From the outdoors

Midcoast Maine’s most amazing wild plant...skunk cabbage

Fri, 04/06/2018 - 6:45pm

This column was first published in 2014, but a walk around Beauchamp Point, Rockport, in early April features the skunk cabbage decked out in spring color. What is this wild cabbage?

It's April, but with temperatures in the mid-30s and a dearth of green growth, it feels and looks like late March. Morning walks though on Rockport's Beauchamp Point reveal telltale signs of spring. Wood frog and spotted salamander eggs appear in vernal pools, and phoebes and chickadees are singing.

Easily overlooked are the 6-inch green and maroon hood-like leaves of skunk cabbages pushing their way up through the last bits of snow. A dozen sluggish bees and flies buzz in and out of several skunk cabbage hoods. The hood is a highly specialized leaf called a spathe, which hides the spherical yellow flower head. The flower can only be seen by gently lifting the hood to peek inside.

Skunk cabbage is well named because it produces a very disagreeable odor, a clever pollination strategy to lure flying insects normally attracted to smelly carrion. Aside from the strong odor, skunk cabbages’ color and shape are strikingly handsome. Most spathes vary in color from pea green to maroon; a few are a striped combination of the two. No two cabbages are identical.

It's not happenstance or plant willpower that skunk cabbages are growing up through receding snow banks on frozen ground. Unlike other Maine plants, this wild cabbage has a unique ability to generate its own heat. Everywhere I look the snow has melted in a small circle around each skunk cabbage.
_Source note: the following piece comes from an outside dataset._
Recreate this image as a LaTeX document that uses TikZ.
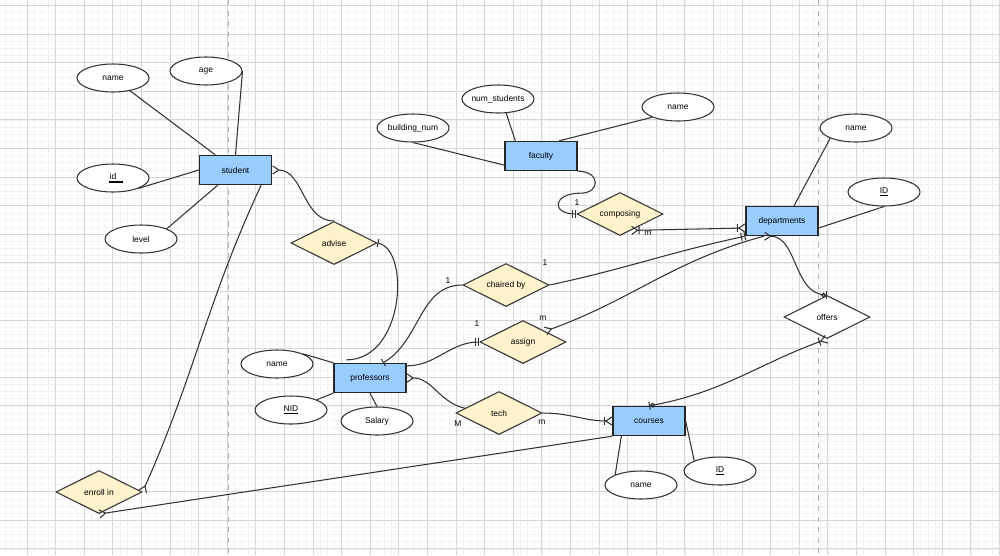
\documentclass[tikz,border=0pt]{standalone}
\usepackage{fontspec}
\setmainfont{Liberation Sans}
\usetikzlibrary{arrows.meta,shapes.geometric}
\definecolor{entityBlue}{HTML}{99CCFF}
\definecolor{relYellow}{HTML}{FFF2CC}
\definecolor{edgeGray}{HTML}{333333}
\definecolor{gridMinor}{HTML}{F2F2F2}
\definecolor{gridMajor}{HTML}{D6D6D6}
\definecolor{pageBreak}{HTML}{B4B4B4}

\begin{document}
\begin{tikzpicture}[x=0.02cm, y=0.02cm,
        font=\fontsize{4.8}{5.8}\selectfont,
        crowTip/.tip={Straight Barb[reversed,length=3.4pt,width=4.6pt]},
        oneTip/.tip={Bar[width=4.6pt]},
        twoTip/.tip={Bar[width=4.6pt,sep=1.4pt]Bar[width=4.6pt]},
        zeroTip/.tip={Circle[open,length=2.8pt,width=2.8pt]},
        entity/.style={draw=black!85, line width=0.75pt, fill=entityBlue, minimum width=1.44cm, minimum height=0.58cm, inner sep=0pt},
        attrib/.style={ellipse, draw=edgeGray, line width=0.6pt, fill=white, minimum width=1.44cm, minimum height=0.56cm, inner xsep=-2pt, inner ysep=0pt},
        relation/.style={diamond, aspect=2, draw=edgeGray, line width=0.6pt, fill=relYellow, minimum width=1.72cm, minimum height=0.86cm, inner sep=0pt},
        attrLine/.style={draw=edgeGray, line width=0.6pt},
        relLine/.style={draw=edgeGray, line width=0.6pt},
        card/.style={inner sep=0pt},
        minorLine/.style={gridMinor, line width=0.35pt},
        majorLine/.style={gridMajor, line width=0.5pt}]
        \def\minorStep{7.15}
        \def\majorStep{28.6}

        % paper with grid
        \fill[white] (0,0) rectangle (1000,-555);
        \useasboundingbox (0,0) rectangle (1000,-555);
        \foreach \k in {1,...,140} \draw[minorLine] ({-1.6+\minorStep*\k},0) -- ++(0,-555);
        \foreach \k in {0,...,76} \draw[minorLine] (0,{-5.5-\minorStep*\k}) -- ++(1000,0);
        \foreach \k in {1,...,35} \draw[majorLine] ({-1.6+\majorStep*\k},0) -- ++(0,-555);
        \foreach \k in {0,...,19} \draw[majorLine] (0,{-5.5-\majorStep*\k}) -- ++(1000,0);
        \draw[pageBreak, dashed, line width=0.5pt] (228,0) -- (228,-555);
        \draw[pageBreak, dashed, line width=0.5pt] (818,0) -- (818,-555);

        % entities
        \node[entity] (student) at (235.5,-170) {student};
        \node[entity] (faculty) at (541,-156) {faculty};
        \node[entity] (departments) at (782,-221) {departments};
        \node[entity] (professors) at (370,-378) {professors};
        \node[entity] (courses) at (649,-421) {courses};

        % attributes
        \node[attrib] (stuName) at (113,-78) {name};
        \node[attrib] (stuAge) at (206,-71) {age};
        \node[attrib] (stuId) at (113,-178) {\rlap{\hspace{-0.5pt}\rule[-2.2pt]{7.9pt}{1pt}}id};
        \node[attrib] (stuLevel) at (141,-239) {level};
        \node[attrib] (facBuilding) at (413,-128) {building\_num};
        \node[attrib] (facStudents) at (498,-99) {num\_students};
        \node[attrib] (facName) at (678,-107) {name};
        \node[attrib] (depName) at (856,-128) {name};
        \node[attrib] (depId) at (884,-192) {\underline{ID}};
        \node[attrib] (profName) at (277,-364) {name};
        \node[attrib] (profNid) at (291,-410) {\underline{NID}};
        \node[attrib] (profSalary) at (377,-421) {Salary};
        \node[attrib] (crsName) at (641,-485) {name};
        \node[attrib] (crsId) at (720,-471) {\underline{ID}};

        % relationships
        \node[relation] (advise) at (334,-243) {advise};
        \node[relation] (composing) at (620,-214) {composing};
        \node[relation] (chairedBy) at (506,-285) {chaired by};
        \node[relation] (assign) at (523,-342) {assign};
        \node[relation] (tech) at (499,-413) {tech};
        \node[relation, fill=white] (offers) at (827,-317) {offers};
        \node[relation] (enrollIn) at (99,-492) {enroll in};

        % attribute links
        \draw[attrLine] (stuName) -- (student);
        \draw[attrLine] (stuAge.east) -- (student.north);
        \draw[attrLine] (stuId.south east) -- (student.west);
        \draw[attrLine] (stuLevel.north east) -- (student);
        \draw[attrLine] (facBuilding.south) -- ([yshift=0.12cm]faculty.south west);
        \draw[attrLine] (facStudents.-60) -- ([xshift=0.22cm]faculty.north west);
        \draw[attrLine] (facName.south west) -- ([xshift=0.36cm]faculty.north);
        \draw[attrLine] (depName.south west) -- ([xshift=0.24cm]departments.north);
        \draw[attrLine] (depId.south) -- ([yshift=-0.14cm]departments.east);
        \draw[attrLine] (profName.north east) -- (professors.north west);
        \draw[attrLine] (profNid.north east) -- (professors.south west);
        \draw[attrLine] (profSalary.north) -- (professors.south);
        \draw[attrLine] (crsName.north west) -- ([xshift=0.18cm]courses.south west);
        \draw[attrLine] (crsId.north west) -- (courses.east);

        % relationship links
        \draw[relLine, {crowTip[]}-] (student.east) to[out=0,in=180] (advise.north);
        \draw[relLine, {oneTip[]}-] (advise.east) .. controls +(33,-7) and +(58,0) .. ([xshift=0.26cm,yshift=0.06cm]professors.north west);
        \draw[relLine, {oneTip[]}-] ([xshift=0.26cm]professors.north) to[out=30,in=180] (chairedBy.west);
        \draw[relLine, -{twoTip[]}] (chairedBy.east) to[out=12,in=192] (departments.south west);
        \draw[relLine, -{twoTip[]}] ([yshift=-0.06cm]professors.north east) to[out=0,in=180] (assign.west);
        \draw[relLine, {crowTip[]}-] (assign.26) to[out=20,in=195] ([xshift=-0.36cm]departments.south);
        \draw[relLine, {crowTip[]}-] (professors.east) to[out=0,in=168] (tech.172);
        \draw[relLine, -{oneTip[]crowTip[]}] (tech.east) to[out=0,in=180] (courses.west);
        \draw[relLine, {oneTip[]zeroTip[]}-{oneTip[]crowTip[]}] (courses.north) to[out=10,in=200] (offers.south);
        \draw[relLine, {crowTip[]}-{zeroTip[]oneTip[]}] ([xshift=-0.36cm]departments.south) to[out=0,in=180] (offers.north);
        \draw[relLine, -{crowTip[]}] ([xshift=-0.22cm]student.south east) to[out=-115,in=66] (enrollIn.east);
        \draw[relLine, {crowTip[]}-] (enrollIn.south) -- (courses.south west);
        \draw[relLine, -{twoTip[]}] (faculty.south east) .. controls +(23,0) and +(20,0) .. ++(3,-22) .. controls +(-28,0) and +(-26,0) .. (composing.west);
        \draw[relLine, {crowTip[]oneTip[]}-{oneTip[]crowTip[]}] (composing.-56) -- ([yshift=-0.14cm]departments.west);

        % cardinalities
        \node[card] (facCard) at (577,-203) {1};
        \node[card] (depCompCard) at (648,-233) {m};
        \node[card] (profChairCard) at (448,-281) {1};
        \node[card] (depChairCard) at (545,-263) {1};
        \node[card] (profAssignCard) at (477,-324) {1};
        \node[card] (depAssignCard) at (543,-318) {m};
        \node[card] (profTechCard) at (458,-424) {M};
        \node[card] (crsTechCard) at (542,-422) {m};
    \end{tikzpicture}
\end{document}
For decades it was thought that the hole in the snow where cabbages grew was the result of the dark plant’s absorption of sunlight. The snowmelt around each plant is actually caused by thermogenesis, which is the production of heat normally associated with mammals and birds. Thermogenesis is rare in plants. In other words, skunk cabbage's vascular system behaves like that of a warm-blooded animal, at least for a few weeks in early spring. Its ability to generate heat enables the plant to grow and flower while snow still blankets the ground.

So what's the advantage for skunk cabbages to heat up? The answer lies in the age-old adage: "The early bird gets the worm." Or in the case of the skunk cabbage, by emerging first and blooming ahead of other plants, skunk cabbages garner the sole attention of early pollinators. As an additional reward to its pollinators, skunk cabbages provide heat inside their flower heads for flying insects during sub-freezing temperatures in March and April. The plant-insect relationship is mutually beneficial: the insects obtain nectar and warmth from the plant's flowers and the skunk cabbage has its pollen spread by flying insects. Life is good on Beauchamp Point's forest floor! This is even true of spiders that patiently wait to prey on insects seeking the plants’ pollen and warmth.

The plant’s cost-benefit ratio to produce heat is on the plus side of the ledger during a two-week period of enormous energy demand. Botanists have theorized that the metabolism of the skunk cabbage, while maintaining its “body” heat during freezing temperatures, is equivalent to the energy used by a chipmunk. In short, the skunk cabbage's springtime metabolism is more closely aligned to that of a warm-blooded mammal than a neighboring cedar tree. The staggering energy costs though is unsustainable and it's why skunk cabbages revert back to normal "cold-blooded" plant metabolism in May.

Leaning forward without falling into the wetland, I test the heat production theory of a skunk cabbage. With my finger inside the spathe, a small fly emerges from the flower head, surprising both of us. The flower warms my finger on a cold morning. The first botanists who inserted thermometers inside the plant's hood were astounded. The plant's body temperature was 36 degrees Fahrenheit above the outside air temperature. Subsequent checks day and night revealed that the temperature differential remained consistent during a two-week period in early April. During their growth spurt, skunk cabbage's thermogenesis is generated by growth of the flower heads as it uses oxygen to convert starch reserves in its roots into energy. The plant’s high starch content is known by generations of black bears. Sows with cubs feed on skunk cabbages shortly after emerging from their winter dens. The high caloric skunk cabbage accounts for 50 to 75 percent of the bear's early spring diet.

The Micmac Tribe in Maine used a dry powdered form of skunk cabbage root to treat diabetes and to aid in general metabolism. Historically, Maine's Penobscot Indian Nation used the plant's spring roots to rid children of parasitic worms. Science has also revealed that skunk cabbage is a diuretic. The medicinal qualities of skunk cabbage may help to explain why ingesting large quantities of the plant may play an important role in the bears' spring diet. Undoubtedly, skunk cabbage has not revealed all its secrets. But what it has revealed so far is nothing short of extraordinary. There's much more to skunk cabbage than first meets the eye.